| Goal of the exercise |
Repeat, exactly and in full, the lines of the listing below, but without any pictures.

| Stored data |
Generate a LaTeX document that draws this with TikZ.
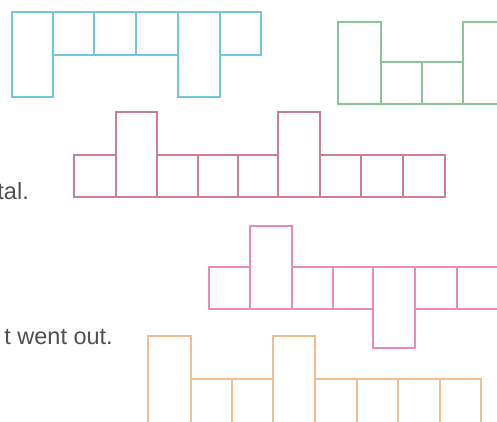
\documentclass[tikz,border=0pt]{standalone}
\usepackage{fontspec}
\setmainfont{Liberation Sans}
\definecolor{cblue}{HTML}{72C6DE}
\definecolor{cgreen}{HTML}{8CC49A}
\definecolor{cred}{HTML}{C98090}
\definecolor{cpink}{HTML}{E78CB6}
\definecolor{corange}{HTML}{F1BF8D}
\definecolor{ctext}{HTML}{505050}
\begin{document}
\begin{tikzpicture}[x=1pt,y=-1pt,
  cell/.style={line width=2pt},
  lbl/.style={text=ctext,font=\fontsize{23.5}{26}\selectfont,inner sep=0pt,anchor=base east}]
\useasboundingbox (0,0) rectangle (497,421);
% blue
\begin{scope}[cell,draw=cblue]
\draw (12,12) rectangle (53,97);
\draw (53,12) rectangle (94,55);
\draw (94,12) rectangle (136,55);
\draw (136,12) rectangle (178,55);
\draw (178,12) rectangle (220,97);
\draw (220,12) rectangle (261,55);
\end{scope}
% green
\begin{scope}[cell,draw=cgreen]
\draw (338,22) rectangle (381,104);
\draw (381,62) rectangle (422,104);
\draw (422,62) rectangle (463,104);
\draw (463,22) rectangle (506,104);
\end{scope}
% red
\begin{scope}[cell,draw=cred]
\draw (74,155) rectangle (116,197);
\draw (116,112) rectangle (157,197);
\draw (157,155) rectangle (198,197);
\draw (198,155) rectangle (238,197);
\draw (238,155) rectangle (278,197);
\draw (278,112) rectangle (320,197);
\draw (320,155) rectangle (361,197);
\draw (361,155) rectangle (403,197);
\draw (403,155) rectangle (445,197);
\end{scope}
% pink
\begin{scope}[cell,draw=cpink]
\draw (209,267) rectangle (250,309);
\draw (250,226) rectangle (292,309);
\draw (292,267) rectangle (333,309);
\draw (333,267) rectangle (373,309);
\draw (373,267) rectangle (415,348);
\draw (415,267) rectangle (457,309);
\draw (457,267) rectangle (498,309);
\end{scope}
% orange
\begin{scope}[cell,draw=corange]
\draw (148,336) rectangle (191,423);
\draw (191,379) rectangle (232,423);
\draw (232,379) rectangle (273,423);
\draw (273,336) rectangle (315,423);
\draw (315,379) rectangle (357,423);
\draw (357,379) rectangle (398,423);
\draw (398,379) rectangle (440,423);
\draw (440,379) rectangle (481,423);
\end{scope}
\node[lbl] (t1) at (29,199) {tal.};
\node[lbl] (t2) at (113,344) {t went out.};
\end{tikzpicture}
\end{document}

| Written response |
Generate a LaTeX document that draws this with TikZ.
\documentclass[tikz,border=0pt]{standalone}
\usepackage{fontspec}
\setmainfont{Liberation Sans}
\definecolor{cblue}{HTML}{72C6DE}
\definecolor{cgreen}{HTML}{8CC49A}
\definecolor{cred}{HTML}{C98090}
\definecolor{cpink}{HTML}{E78CB6}
\definecolor{corange}{HTML}{F1BF8D}
\definecolor{ctext}{HTML}{505050}
\begin{document}
\begin{tikzpicture}[x=1pt,y=-1pt,
  cell/.style={line width=2pt},
  lbl/.style={text=ctext,font=\fontsize{23.5}{26}\selectfont,inner sep=0pt,anchor=base east}]
\useasboundingbox (0,0) rectangle (497,421);
% blue
\begin{scope}[cell,draw=cblue]
\draw (12,12) rectangle (53,97);
\draw (53,12) rectangle (94,55);
\draw (94,12) rectangle (136,55);
\draw (136,12) rectangle (178,55);
\draw (178,12) rectangle (220,97);
\draw (220,12) rectangle (261,55);
\end{scope}
% green
\begin{scope}[cell,draw=cgreen]
\draw (338,22) rectangle (381,104);
\draw (381,62) rectangle (422,104);
\draw (422,62) rectangle (463,104);
\draw (463,22) rectangle (506,104);
\end{scope}
% red
\begin{scope}[cell,draw=cred]
\draw (74,155) rectangle (116,197);
\draw (116,112) rectangle (157,197);
\draw (157,155) rectangle (198,197);
\draw (198,155) rectangle (238,197);
\draw (238,155) rectangle (278,197);
\draw (278,112) rectangle (320,197);
\draw (320,155) rectangle (361,197);
\draw (361,155) rectangle (403,197);
\draw (403,155) rectangle (445,197);
\end{scope}
% pink
\begin{scope}[cell,draw=cpink]
\draw (209,267) rectangle (250,309);
\draw (250,226) rectangle (292,309);
\draw (292,267) rectangle (333,309);
\draw (333,267) rectangle (373,309);
\draw (373,267) rectangle (415,348);
\draw (415,267) rectangle (457,309);
\draw (457,267) rectangle (498,309);
\end{scope}
% orange
\begin{scope}[cell,draw=corange]
\draw (148,336) rectangle (191,423);
\draw (191,379) rectangle (232,423);
\draw (232,379) rectangle (273,423);
\draw (273,336) rectangle (315,423);
\draw (315,379) rectangle (357,423);
\draw (357,379) rectangle (398,423);
\draw (398,379) rectangle (440,423);
\draw (440,379) rectangle (481,423);
\end{scope}
\node[lbl] (t1) at (29,199) {tal.};
\node[lbl] (t2) at (113,344) {t went out.};
\end{tikzpicture}
\end{document}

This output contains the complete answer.